Uncovering Anomalous Events for Marine Environmental Monitoring via Visual Anomaly Detection
This work addresses the challenge of scalable biodiversity monitoring for marine scientists, but it is incremental as it builds on existing VAD methods with a new dataset and analysis.
The paper tackled the problem of manually inspecting vast underwater video footage for marine biodiversity monitoring by using visual anomaly detection (VAD) with deep neural networks, resulting in the creation of the AURA benchmark dataset and showing that model performance varies significantly with training data and scene variability.
Underwater video monitoring is a promising strategy for assessing marine biodiversity, but the vast volume of uneventful footage makes manual inspection highly impractical.
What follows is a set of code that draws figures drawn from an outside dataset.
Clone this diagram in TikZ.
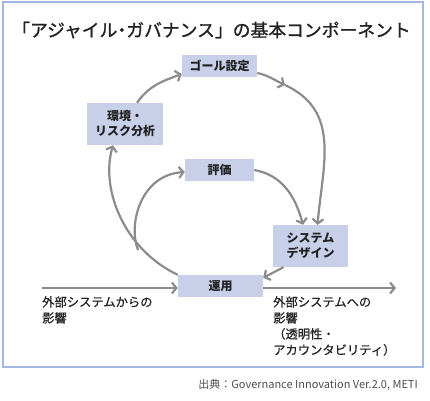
\documentclass[tikz,border=0pt]{standalone}
\usepackage{fontspec}
\setmainfont{Noto Sans CJK JP}
\newfontfamily\titlefont[FakeBold=1.2]{Noto Sans CJK JP}
\newfontfamily\titlepalt[FakeBold=1.2,RawFeature=+palt]{Noto Sans CJK JP}
\newfontfamily\notefont[FakeBold=0.6]{Noto Sans CJK JP}
\usetikzlibrary{arrows.meta}
\definecolor{boxfill}{HTML}{C8CFE9}
\definecolor{framecol}{HTML}{A3B7E0}
\definecolor{arrowcol}{HTML}{8C8C8C}
\definecolor{textcol}{HTML}{222222}
\tikzset{
  compbox/.style={fill=boxfill, draw=none, inner sep=0pt, align=center,
    font=\fontsize{12}{15}\selectfont\bfseries, text=textcol},
  flow/.style={draw=arrowcol, line width=2.2pt,
    -{Straight Barb[length=4.5pt,width=11pt,line width=2.2pt]}},
  note/.style={inner sep=0pt, align=left, font=\fontsize{12.3}{16}\selectfont\notefont, text=textcol},
}
\begin{document}
\begin{tikzpicture}[x=1pt,y=1pt]
\useasboundingbox (0,0) rectangle (430,400);
% frame
\draw[framecol, line width=1.2pt] (3,33) rectangle (423,398);
% title
\node[anchor=west, inner sep=0pt, font=\fontsize{17.8}{20}\selectfont\titlefont, text=textcol] (title) at (12,370) {「アジャイル{\titlepalt ・}ガバナンス」の基本コンポーネント};
% boxes
\node[compbox, minimum width=75pt, minimum height=22pt] (goal) at (219.5,334) {ゴール設定};
\node[compbox, minimum width=76pt, minimum height=42pt] (env) at (125,276) {環境・\\リスク分析};
\node[compbox, minimum width=69pt, minimum height=22pt] (eval) at (219.5,230) {評価};
\node[compbox, minimum width=75pt, minimum height=42pt] (sys) at (310.5,154) {システム\\デザイン};
\node[compbox, minimum width=85pt, minimum height=22pt] (ops) at (220.5,114) {運用};
% coordinates
\coordinate (mid) at (285,315);
\coordinate (merge) at (138,150);
\coordinate (inL) at (42,112);
\coordinate (outR) at (396,112);
% arrows
\draw[flow] ([xshift=12pt]env.north) to[out=55,in=200] ([yshift=-8pt]goal.west);
\draw[flow] ([yshift=-7pt]goal.east) to[out=-12,in=155] (mid);
\draw[flow] (mid) to[out=-25,in=85,looseness=1.1] ([xshift=7pt]sys.north);
\draw[flow] (ops.north west) .. controls (125,150) and (100,210) .. ([xshift=-12pt]env.south);
\draw[flow] (merge) .. controls (128,175) and (140,225) .. ([yshift=-2pt]eval.west);
\draw[flow] (eval.east) to[out=-10,in=105] ([xshift=-7.5pt]sys.north);
\draw[flow] ([xshift=-27pt]sys.south) -- ([yshift=-3pt]ops.north east);
\draw[flow] (inL) -- ([yshift=-2pt]ops.west);
\draw[flow] ([yshift=-2pt]ops.east) -- (outR);
% notes
\node[note, anchor=north west] (nleft) at (42,104) {外部システムからの\\影響};
\node[note, anchor=north west] (nright) at (273,104) {外部システムへの\\影響\\（透明性・\\アカウンタビリティ）};
% source
\node[anchor=east, inner sep=0pt, font=\fontsize{11}{13}\selectfont, text=textcol!80] (src) at (418,15) {出典：Governance Innovation Ver.2.0, METI};
\end{tikzpicture}
\end{document}
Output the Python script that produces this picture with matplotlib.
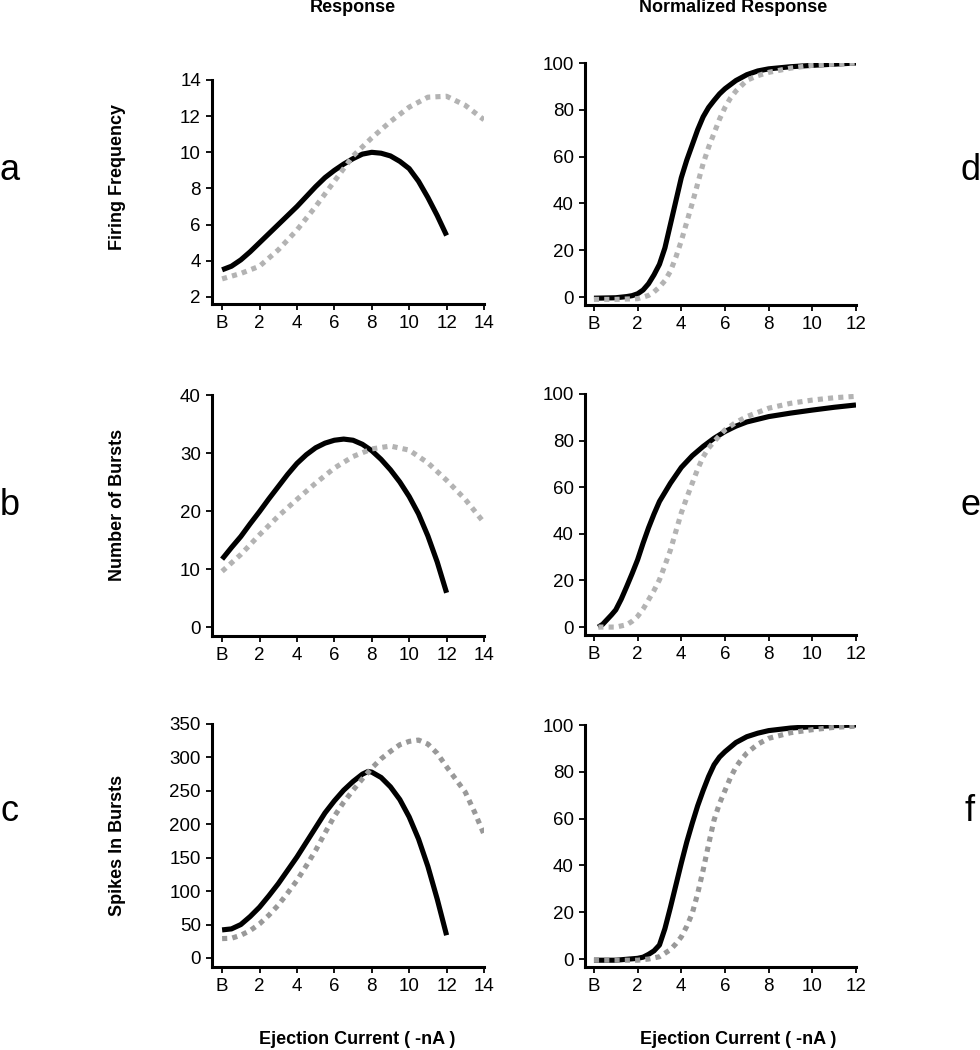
#!/usr/bin/env python3
"""
Dose-response panels: raw response (left) and normalized response (right)
versus ejection current, two conditions each (solid black vs grey dotted).
"""
import matplotlib
matplotlib.use("Agg")
import matplotlib.pyplot as plt

plt.rcParams['font.family'] = ['Liberation Sans', 'DejaVu Sans']

# --- data (x in nA, B = baseline = 0) ---
# a: firing frequency
freq_x_black = [0, 0.5, 1, 1.5, 2, 2.5, 3, 3.5, 4, 4.5, 5, 5.5, 6, 6.5, 7, 7.5, 8, 8.5, 9, 9.5,
                10, 10.5, 11, 11.5, 12]
freq_y_black = [3.5, 3.7, 4.05, 4.5, 5.0, 5.5, 6.0, 6.5, 7.0, 7.55, 8.1, 8.6, 9.0, 9.35, 9.65, 9.9,
                10.0, 9.95, 9.8, 9.5, 9.1, 8.4, 7.5, 6.5, 5.4]
freq_x_grey = [0, 1, 2, 3, 4, 5, 6, 7, 8, 9, 10, 11, 12, 13, 14]
freq_y_grey = [3.0, 3.3, 3.7, 4.6, 5.7, 7.0, 8.4, 9.8, 10.8, 11.7, 12.5, 13.05, 13.1, 12.6, 11.8]

# d: normalized firing frequency
nfreq_x_black = [0, 1, 1.5, 1.75, 2, 2.25, 2.5, 2.75, 3, 3.25, 3.5, 3.75, 4, 4.25, 4.5, 4.75,
                 5, 5.25, 5.5, 5.75, 6, 6.5, 7, 7.5, 8, 9, 10, 11, 12]
nfreq_y_black = [-0.5, -0.3, 0.2, 0.6, 1.4, 3, 5.7, 9.5, 14, 21, 31, 41, 51, 58.5, 65, 71.5,
                 77, 81, 84, 86.8, 89, 92.5, 95, 96.6, 97.5, 98.4, 99, 99.5, 100]
nfreq_x_grey = [0, 1, 2, 2.5, 2.75, 3, 3.25, 3.5, 3.75, 4, 4.25, 4.5, 4.75, 5, 5.25, 5.5, 5.75,
                6, 6.25, 6.5, 7, 7.5, 8, 9, 10, 11, 12]
nfreq_y_grey = [-1, -1, -0.7, 0.7, 2.2, 4.3, 7, 11, 17, 24, 32, 40, 48.5, 57, 64, 70, 76,
                81, 85, 88, 92.6, 94.6, 96, 97.8, 99, 99.5, 100]

# b: number of bursts
burst_x_black = [0, 0.5, 1, 1.5, 2, 2.5, 3, 3.5, 4, 4.5, 5, 5.5, 6, 6.5, 7, 7.5, 8, 8.5, 9, 9.5,
                 10, 10.5, 11, 11.5, 12]
burst_y_black = [11.7, 13.7, 15.6, 17.8, 19.9, 22.1, 24.2, 26.3, 28.2, 29.7, 30.9, 31.7, 32.2,
                 32.4, 32.2, 31.5, 30.4, 28.9, 27.1, 25.0, 22.5, 19.5, 15.7, 11.2, 5.9]
burst_x_grey = [0, 1, 2, 3, 4, 5, 6, 7, 8, 9, 10, 11, 12, 13, 14]
burst_y_grey = [9.6, 12.5, 15.9, 19.1, 22.0, 24.8, 27.4, 29.4, 30.7, 31.2, 30.5, 28.3, 25.3, 22.0, 18.0]

# e: normalized number of bursts
nburst_x_black = [0.2, 0.4, 0.6, 0.8, 1, 1.25, 1.5, 1.75, 2, 2.25, 2.5, 2.75, 3, 3.5, 4, 4.5,
                  5, 5.5, 6, 6.5, 7, 8, 9, 10, 11, 12]
nburst_y_black = [0, 1.2, 3.2, 5.2, 7.4, 12, 17.4, 23, 28.9, 36, 42.6, 48.5, 53.9, 61.7, 68.5,
                  73.5, 77.5, 81, 83.9, 86.2, 88, 90.3, 91.8, 93.1, 94.3, 95.3]
nburst_x_grey = [0.2, 1, 1.5, 1.75, 2, 2.25, 2.5, 2.75, 3, 3.25, 3.5, 3.75, 4, 4.25, 4.5, 4.75,
                 5, 5.25, 5.5, 6, 6.5, 7, 8, 9, 10, 11, 12]
nburst_y_grey = [0, 0, 1, 2.5, 4.6, 7.7, 11.7, 15.7, 20.3, 26.5, 33, 41, 49, 55.5, 61.7, 67.8,
                 73, 76.8, 79.6, 84.6, 87.8, 90.3, 93.9, 96, 97.4, 98.4, 99]

# c: spikes in bursts
spike_x_black = [0, 0.5, 1, 1.5, 2, 2.5, 3, 3.5, 4, 4.5, 5, 5.5, 6, 6.5, 7, 7.5, 7.8, 8, 8.5,
                 9, 9.5, 10, 10.5, 11, 11.5, 12]
spike_y_black = [42, 43.5, 50, 62, 76, 93, 111, 131, 151, 173, 195, 217, 235, 251, 264, 275,
                 279, 278, 270, 256, 237, 211, 178, 137, 88, 34]
spike_x_grey = [0, 0.5, 1, 1.5, 2, 2.5, 3, 3.5, 4, 4.5, 5, 5.5, 6, 6.5, 7, 7.5, 8, 8.5, 9, 9.5,
                10, 10.5, 11, 11.5, 12, 12.5, 13, 13.5, 14]
spike_y_grey = [29, 29.5, 34, 41, 51, 64, 79, 97, 116, 138, 161, 187, 212, 233, 251, 268, 284,
                298, 309, 319, 324, 326, 320, 306, 286, 267, 248, 218, 185]

# f: normalized spikes in bursts
nspike_x_black = [0, 1, 2, 2.25, 2.5, 2.75, 3, 3.25, 3.5, 3.75, 4, 4.25, 4.5, 4.75, 5, 5.25,
                  5.5, 5.75, 6, 6.5, 7, 7.5, 8, 9, 10, 11, 12]
nspike_y_black = [-0.5, -0.5, 0.3, 0.8, 2, 3.5, 6, 13, 22, 31.5, 41, 50, 58, 65.5, 72, 78,
                  83, 86.3, 88.6, 92.5, 95, 96.5, 97.6, 98.7, 99.3, 99.7, 100]
nspike_x_grey = [0, 2, 2.5, 3, 3.5, 3.75, 4, 4.25, 4.5, 4.75, 5, 5.25, 5.5, 5.75, 6, 6.25, 6.5,
                 6.75, 7, 7.5, 8, 9, 10, 11, 12]
nspike_y_grey = [-0.5, -0.5, 0, 1, 4, 6.5, 9.5, 14, 19.5, 28, 38, 49, 59.4, 66.5, 72, 77.5, 82,
                 85.3, 88, 91.8, 94.3, 96.7, 98, 99, 99.5]

row_labels = ["Firing Frequency", "Number of Bursts", "Spikes In Bursts"]
left_letters = ["a", "b", "c"]
right_letters = ["d", "e", "f"]

W, H = 980, 1050


def px_axes(fig, left, right, top, bottom):
    return fig.add_axes([left / W, 1 - bottom / H, (right - left) / W, (bottom - top) / H])


def style(ax, xmax, xlim_lo, ylim, yticks):
    for s in ['top', 'right']:
        ax.spines[s].set_visible(False)
    for s in ['left', 'bottom']:
        ax.spines[s].set_linewidth(2.2)
    ax.set_xlim(xlim_lo, xmax)
    ax.set_ylim(*ylim)
    xt = list(range(0, xmax + 1, 2))
    ax.set_xticks(xt)
    ax.set_xticklabels(['B'] + [str(v) for v in xt[1:]])
    ax.set_yticks(yticks)
    ax.tick_params(direction='out', length=4, width=1.3, labelsize=13.5, pad=4)


def plot_pair(ax, xb, yb, xg, yg, grey):
    ax.plot(xb, yb, color='black', lw=3.7, solid_capstyle='butt', zorder=2)
    ax.plot(xg, yg, color=grey, lw=3.7, linestyle=(0, (1, 1)), dash_capstyle='butt', zorder=3)


fig = plt.figure(figsize=(9.8, 10.5), dpi=100)

# row a / d
ax = px_axes(fig, 212, 484, 80, 304)
plot_pair(ax, freq_x_black, freq_y_black, freq_x_grey, freq_y_grey, '#b3b3b3')
style(ax, 14, -0.54, (1.61, 14), range(2, 15, 2))
ax = px_axes(fig, 585, 856, 63, 305)
plot_pair(ax, nfreq_x_black, nfreq_y_black, nfreq_x_grey, nfreq_y_grey, '#b3b3b3')
style(ax, 12, -0.41, (-3.4, 100), range(0, 101, 20))

# row b / e
ax = px_axes(fig, 212, 484, 395, 636)
plot_pair(ax, burst_x_black, burst_y_black, burst_x_grey, burst_y_grey, '#b3b3b3')
style(ax, 14, -0.54, (-1.55, 40), range(0, 41, 10))
ax = px_axes(fig, 585, 856, 394, 635)
plot_pair(ax, nburst_x_black, nburst_y_black, nburst_x_grey, nburst_y_grey, '#b3b3b3')
style(ax, 12, -0.41, (-3.4, 100), range(0, 101, 20))

# row c / f
ax = px_axes(fig, 212, 484, 724, 967)
plot_pair(ax, spike_x_black, spike_y_black, spike_x_grey, spike_y_grey, '#999999')
style(ax, 14, -0.54, (-13.5, 350), range(0, 351, 50))
ax = px_axes(fig, 585, 856, 725, 967)
plot_pair(ax, nspike_x_black, nspike_y_black, nspike_x_grey, nspike_y_grey, '#999999')
style(ax, 12, -0.41, (-3.4, 100), range(0, 101, 20))

# text
fig.text(353 / W, 1 - 8 / H, "Response", ha='center', va='center', fontsize=13, fontweight='bold')
fig.text(733 / W, 1 - 8 / H, "Normalized Response", ha='center', va='center', fontsize=13, fontweight='bold')
for xc in (357, 738):
    fig.text(xc / W, 1 - 1040 / H, "Ejection Current ( -nA )", ha='center', va='center',
             fontsize=13, fontweight='bold')

for lbl, yc in zip(row_labels, (177, 505, 845)):
    fig.text(117 / W, 1 - yc / H, lbl, ha='center', va='center', rotation=90,
             fontsize=13, fontweight='bold')

for l, r, yb in zip(left_letters, right_letters, (180, 515, 821)):
    fig.text(10 / W, 1 - yb / H, l, ha='center', va='baseline', fontsize=26)
    fig.text(970 / W, 1 - yb / H, r, ha='center', va='baseline', fontsize=26)

fig.savefig("out.png", dpi=100)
In this work, we explore the use of visual anomaly detection (VAD) based on deep neural networks to automatically identify interesting or anomalous events. We introduce AURA, the first multi-annotator benchmark dataset for underwater VAD, and evaluate four VAD models across two marine scenes. We demonstrate the importance of robust frame selection strategies to extract meaningful video segments. Our comparison against multiple annotators reveals that VAD performance of current models varies dramatically and is highly sensitive to both the amount of training data and the variability in visual content that defines "normal" scenes. Our results highlight the value of soft and consensus labels and offer a practical approach for supporting scientific exploration and scalable biodiversity monitoring.